In October 1985, France banned the distribution of unheated products for hemophiliacs to avoid contamination. However, the Mérieux Institute nationalized in 1981 and, therefore, a French public establishment, expanded abroad, so much so that in February 1986, the laboratory continued to sell its products in other countries.

According to our research, Laborex Congo, created in 1985, would have been used to dispose of excess unheated and potentially contaminated blood from France, particularly from the Mérieux laboratory. Anne-Marie Casteret supports this hypothesis of export to Africa in her book L’Affaire du sang where she reports the testimony of former collaborators of the sale of stocks of unheated blood to Africa and Greece by Mérieux laboratories.

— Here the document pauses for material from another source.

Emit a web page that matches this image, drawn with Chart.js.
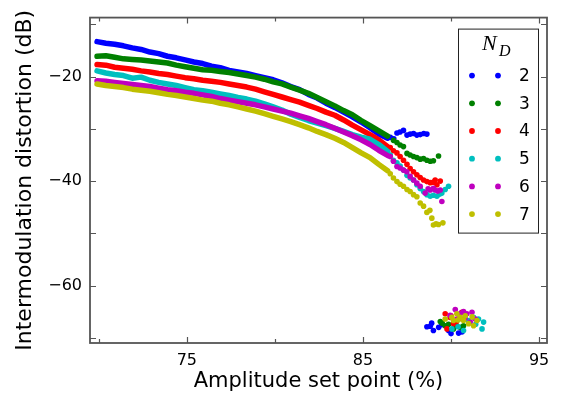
<!DOCTYPE html>
<html>
<head>
<meta charset="utf-8">
<script src="https://cdn.jsdelivr.net/npm/chart.js@4.4.0/dist/chart.umd.min.js"></script>
<style>
html, body { margin: 0; padding: 0; background: #fff; }
</style>
</head>
<body>
<canvas id="myChart" width="566" height="402"></canvas>
<script>
// amplitude set point (%) for the dense part of each curve
var bandX = [69.9, 70.4, 70.9, 71.4, 71.9, 72.4, 72.9, 73.4, 73.9, 74.4, 74.9,
    75.4, 75.9, 76.4, 76.9, 77.4, 77.9, 78.4, 78.9, 79.4, 79.9, 80.4, 80.9,
    81.4, 81.9, 82.4, 82.9, 83.4, 83.9, 84.4, 84.9, 85.4, 85.9, 86.4];

var bandN2 = [-13.3, -13.6, -13.8, -14.1, -14.5, -14.8, -15.3, -15.6, -16.1,
    -16.4, -16.8, -17.2, -17.5, -18.0, -18.3, -18.8, -19.1, -19.4, -19.8, -20.2,
    -20.6, -21.2, -21.9, -22.5, -23.4, -24.1, -25.1, -25.9, -26.8, -27.7, -28.7,
    -29.8, -31.0, -31.8];
var bandN3 = [-16.1, -16.0, -16.3, -16.6, -16.7, -16.8, -17.0, -17.2, -17.4,
    -17.8, -18.1, -18.4, -18.7, -18.8, -19.0, -19.2, -19.5, -19.8, -20.1, -20.5,
    -21.0, -21.4, -22.0, -22.6, -23.2, -24.0, -24.8, -25.6, -26.5, -27.3, -28.4,
    -29.4, -30.4, -31.4];
var bandN4 = [-17.7, -17.8, -18.2, -18.4, -18.6, -18.9, -19.1, -19.4, -19.6,
    -19.9, -20.2, -20.4, -20.7, -20.9, -21.1, -21.4, -21.7, -22.0, -22.4, -22.9,
    -23.4, -23.9, -24.4, -24.9, -25.5, -26.1, -26.8, -27.4, -28.3, -29.3, -30.2,
    -31.1, -32.1, -33.4];
var bandN5 = [-18.9, -19.3, -19.6, -19.8, -20.3, -20.1, -20.7, -21.1, -21.4,
    -21.7, -22.1, -22.5, -22.7, -23.0, -23.3, -23.6, -24.0, -24.3, -24.7, -25.2,
    -25.8, -26.4, -27.2, -27.8, -28.4, -28.9, -29.4, -29.9, -30.5, -31.1, -31.6,
    -32.0, -33.0, -34.3];
var bandN6 = [-20.8, -20.9, -21.1, -21.3, -21.5, -21.7, -21.9, -22.2, -22.5,
    -22.7, -23.0, -23.2, -23.5, -23.8, -24.2, -24.5, -24.8, -25.1, -25.4, -25.8,
    -26.2, -26.6, -27.0, -27.5, -28.0, -28.6, -29.2, -29.9, -30.6, -31.3, -32.1,
    -33.0, -34.1, -35.1];
var bandN7 = [-21.4, -21.7, -21.9, -22.1, -22.4, -22.6, -22.8, -23.1, -23.4,
    -23.6, -23.9, -24.2, -24.5, -24.7, -25.1, -25.4, -25.8, -26.2, -26.6, -27.1,
    -27.6, -28.1, -28.6, -29.2, -29.8, -30.5, -31.1, -31.8, -32.6, -33.6, -34.6,
    -35.5, -36.8, -38.0];

// sparse points at the end of each curve [x, dB]
var tailN2 = [[86.55, -31.6], [86.75, -31.9], [86.93, -30.8], [87.1, -30.6],
    [87.3, -30.3], [87.5, -31.2], [87.68, -31.0], [87.87, -30.9], [88.06, -31.2],
    [88.25, -31.1], [88.45, -30.9], [88.63, -31.0]];
var tailN3 = [[86.73, -32.2], [86.93, -32.6], [87.11, -33.1], [87.3, -33.4],
    [87.5, -34.7], [87.68, -35.0], [87.87, -35.3], [88.06, -35.5], [88.25, -35.8],
    [88.44, -35.7], [88.63, -36.0], [88.82, -36.2], [89.0, -36.1], [89.29, -35.2]];
var tailN4 = [[86.55, -33.6], [86.73, -34.2], [86.93, -34.6], [87.11, -35.3],
    [87.3, -36.0], [87.5, -36.8], [87.68, -37.6], [87.87, -38.2], [88.06, -38.8],
    [88.25, -39.3], [88.44, -39.8], [88.63, -40.1], [88.82, -40.3], [89.0, -40.2],
    [89.1, -39.8], [89.2, -40.7], [89.39, -40.0]];
var tailN5 = [[86.55, -35.0], [86.73, -36.0], [86.93, -36.5], [87.11, -37.1],
    [87.3, -37.9], [87.5, -38.9], [87.68, -39.4], [87.87, -39.8], [88.06, -40.7],
    [88.25, -41.4], [88.44, -42.0], [88.63, -42.6], [88.82, -42.9], [89.0, -42.7],
    [89.2, -42.9], [89.35, -42.5], [89.48, -42.3], [89.67, -41.6], [89.86, -41.0]];
var tailN6 = [[86.55, -35.3], [86.73, -36.2], [86.93, -37.2], [87.11, -37.5],
    [87.3, -37.9], [87.49, -38.2], [87.68, -39.1], [87.87, -39.8], [88.06, -40.4],
    [88.25, -41.0], [88.53, -42.3], [88.7, -41.5], [88.82, -41.7], [89.0, -41.4],
    [89.1, -41.7], [89.25, -41.9], [89.39, -41.7], [89.48, -43.9]];
var tailN7 = [[86.55, -38.6], [86.73, -39.4], [86.93, -40.1], [87.11, -40.6],
    [87.3, -41.0], [87.5, -41.6], [87.68, -42.0], [87.87, -42.6], [88.06, -43.0],
    [88.25, -44.2], [88.44, -44.8], [88.63, -46.0], [88.8, -45.6], [88.91, -47.1],
    [89.0, -48.4], [89.15, -48.2], [89.29, -48.3], [89.54, -48.0]];

// points in the low cluster near -67 dB [x, dB]
var clusterN2 = [[88.63, -67.9], [88.82, -67.8], [89.0, -68.6], [89.3, -68.0],
    [89.48, -67.5], [89.86, -68.6], [90.0, -69.2], [90.43, -69.1], [90.62, -68.9],
    [88.9, -67.2]];
var clusterN3 = [[89.39, -66.9], [89.67, -67.7], [89.86, -67.4], [90.14, -68.3],
    [90.52, -68.0], [90.71, -67.7], [89.5, -67.2], [90.3, -67.6]];
var clusterN4 = [[89.67, -65.4], [89.95, -66.1], [89.77, -68.3], [90.43, -66.4],
    [90.62, -65.1], [90.14, -67.3], [90.0, -65.8], [90.3, -66.9]];
var clusterN5 = [[90.05, -68.3], [90.71, -68.6], [91.0, -66.7], [91.56, -66.4],
    [91.85, -67.0], [91.76, -68.3], [91.28, -66.1], [90.4, -67.9], [91.4, -67.4]];
var clusterN6 = [[90.24, -64.6], [90.71, -65.0], [90.9, -65.4], [91.19, -65.1],
    [91.09, -67.0], [91.38, -66.4], [90.33, -66.4], [90.55, -65.3], [89.95, -65.7],
    [90.8, -66.2]];
var clusterN7 = [[89.67, -66.4], [90.14, -66.7], [90.33, -65.4], [90.52, -66.1],
    [90.81, -65.8], [91.0, -67.3], [91.28, -67.7], [91.47, -66.7], [90.71, -66.7],
    [90.05, -66.1], [91.2, -66.0], [90.4, -66.6]];

var seriesLabels = ['2', '3', '4', '5', '6', '7'];
var seriesColors = ['#0000ff', '#008000', '#ff0000', '#00bfbf', '#bf00bf', '#bfbf00'];
var bands = [bandN2, bandN3, bandN4, bandN5, bandN6, bandN7];
var tails = [tailN2, tailN3, tailN4, tailN5, tailN6, tailN7];
var clusters = [clusterN2, clusterN3, clusterN4, clusterN5, clusterN6, clusterN7];

var labelledX = [75, 85, 95];
var labelledY = [-20, -40, -60];

var FONT = '"DejaVu Sans", sans-serif';

function toPairs(list) {
    return list.map(function(p) { return {x: p[0], y: p[1]}; });
}

var datasets = [];
seriesLabels.forEach(function(lab, i) {
    datasets.push({
        label: 'N_D = ' + lab,
        data: bandX.map(function(x, k) { return {x: x, y: bands[i][k]}; }),
        showLine: true,
        borderColor: seriesColors[i],
        backgroundColor: seriesColors[i],
        borderWidth: 5.5,
        borderCapStyle: 'round',
        borderJoinStyle: 'round',
        pointRadius: 0,
        tension: 0,
        order: 20 - 2 * i
    });
    datasets.push({
        label: 'N_D = ' + lab + ' (sparse)',
        data: toPairs(tails[i].concat(clusters[i])),
        showLine: false,
        backgroundColor: seriesColors[i],
        borderWidth: 0,
        pointRadius: 2.8,
        order: 19 - 2 * i
    });
});

// inward ticks on all four sides, the frame and the N_D legend box
var framePlugin = {
    id: 'frame',
    afterDatasetsDraw: function(chart) {
        var ctx = chart.ctx;
        var a = chart.chartArea;
        var xs = chart.scales.x;
        var ys = chart.scales.y;
        ctx.save();
        ctx.strokeStyle = '#555';
        ctx.lineWidth = 1.2;
        ctx.beginPath();
        xs.ticks.forEach(function(t) {
            var px = Math.round(xs.getPixelForValue(t.value)) + 0.5;
            var len = t.label ? 6 : 4;
            ctx.moveTo(px, a.bottom); ctx.lineTo(px, a.bottom - len);
            ctx.moveTo(px, a.top); ctx.lineTo(px, a.top + len);
        });
        ys.ticks.forEach(function(t) {
            var py = Math.round(ys.getPixelForValue(t.value)) + 0.5;
            var len = 6;
            ctx.moveTo(a.left, py); ctx.lineTo(a.left + len, py);
            ctx.moveTo(a.right, py); ctx.lineTo(a.right - len, py);
        });
        ctx.stroke();

        ctx.lineWidth = 1.8;
        ctx.strokeRect(a.left, a.top, a.right - a.left, a.bottom - a.top);

        // legend
        var bw = 80, bh = 204;
        var bx = a.right - 9 - bw;
        var by = a.top + 11;
        ctx.fillStyle = '#fff';
        ctx.fillRect(bx, by, bw, bh);
        ctx.strokeStyle = '#222';
        ctx.lineWidth = 1;
        ctx.strokeRect(bx + 0.5, by + 0.5, bw, bh);

        ctx.fillStyle = '#000';
        ctx.textBaseline = 'alphabetic';
        ctx.textAlign = 'left';
        ctx.font = 'italic 22px "Liberation Serif", serif';
        ctx.fillText('N', bx + 24, by + 21);
        ctx.font = 'italic 16px "Liberation Serif", serif';
        ctx.fillText('D', bx + 41, by + 27);

        ctx.font = '17px ' + FONT;
        ctx.textBaseline = 'middle';
        seriesLabels.forEach(function(lab, i) {
            var cy = by + 47 + i * 27.7;
            ctx.fillStyle = seriesColors[i];
            [14, 40].forEach(function(dx) {
                ctx.beginPath();
                ctx.arc(bx + dx, cy, 2.9, 0, Math.PI * 2);
                ctx.fill();
            });
            ctx.fillStyle = '#000';
            ctx.fillText(lab, bx + 61, cy + 1);
        });
        ctx.restore();
    }
};

var ctx = document.getElementById('myChart').getContext('2d');
var myChart = new Chart(ctx, {
    type: 'scatter',
    data: { datasets: datasets },
    options: {
        responsive: false,
        animation: false,
        layout: { padding: { top: 15, right: 19, left: 0, bottom: 0 } },
        plugins: {
            legend: { display: false },
            tooltip: { enabled: false }
        },
        scales: {
            x: {
                type: 'linear',
                min: 69.5,
                max: 95.45,
                afterFit: function(scale) { scale.height = 59; },
                grid: { display: false, drawTicks: false },
                border: { display: false },
                ticks: {
                    stepSize: 5,
                    includeBounds: false,
                    autoSkip: false,
                    maxRotation: 0,
                    padding: 8,
                    color: '#000',
                    font: { family: FONT, size: 16 },
                    callback: function(v) {
                        return labelledX.indexOf(v) >= 0 ? String(v) : '';
                    }
                },
                title: {
                    display: true,
                    text: 'Amplitude set point (%)',
                    color: '#000',
                    font: { family: FONT, size: 21 },
                    padding: { top: 0, bottom: 8 }
                }
            },
            y: {
                type: 'linear',
                min: -71,
                max: -8.7,
                afterFit: function(scale) { scale.width = 90; },
                grid: { display: false, drawTicks: false },
                border: { display: false },
                ticks: {
                    stepSize: 10,
                    includeBounds: false,
                    autoSkip: false,
                    padding: 8,
                    color: '#000',
                    font: { family: FONT, size: 16 },
                    callback: function(v) {
                        return labelledY.indexOf(v) >= 0 ? '\u2212' + Math.abs(v) : '';
                    }
                },
                title: {
                    display: true,
                    text: 'Intermodulation distortion (dB)',
                    color: '#000',
                    font: { family: FONT, size: 22 },
                    padding: { top: 12, bottom: 0 }
                }
            }
        }
    },
    plugins: [framePlugin]
});
</script>
</body>
</html>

The Mérieux Institute «was aware, from April 1985 at the latest, of the high risks of contamination inherent in the absence of heating of the product». 

Alain Mérieux appears to be a regular supporter of President Sassou Nguesso. For example, in 2016, in the midst of the post-electoral crisis, he went to Brazzaville to inaugurate the Christophe Mérieux Center for Research on Infectious Diseases.

In 1989, Congo, Laborex’s stronghold, was the African country most affected by HIV with 62.5 cases per 100,000 inhabitants; a hidden contaminated blood scandal?

One of the entry points for AIDS in the Republic of Congo seems to be France via exports from Merieux laboratories distributed by Laborex Congo, as confirmed by an article in Le Parisien from November 2002:

«In 1985, when those responsible for blood transfusion had just put an end to the distribution in France of unheated blood products, which were potentially contaminated by the AIDS virus, the Mérieux Institute continued to export its risky batches to dozens of poor countries, including Botswana, Guinea, Saudi Arabia, and Congo… Hundreds of hemophiliacs in these countries received unheated and untested vials.» – Fleury, E. (2002, November 4). The contaminated blood scandal rebounds abroad. The Parisian.

In 1985, Denis Sassou Nguesso was President of the Republic since 1979, and the Minister of Health was Professor Christophe Bouramoue, a former member of the University of Montpellier.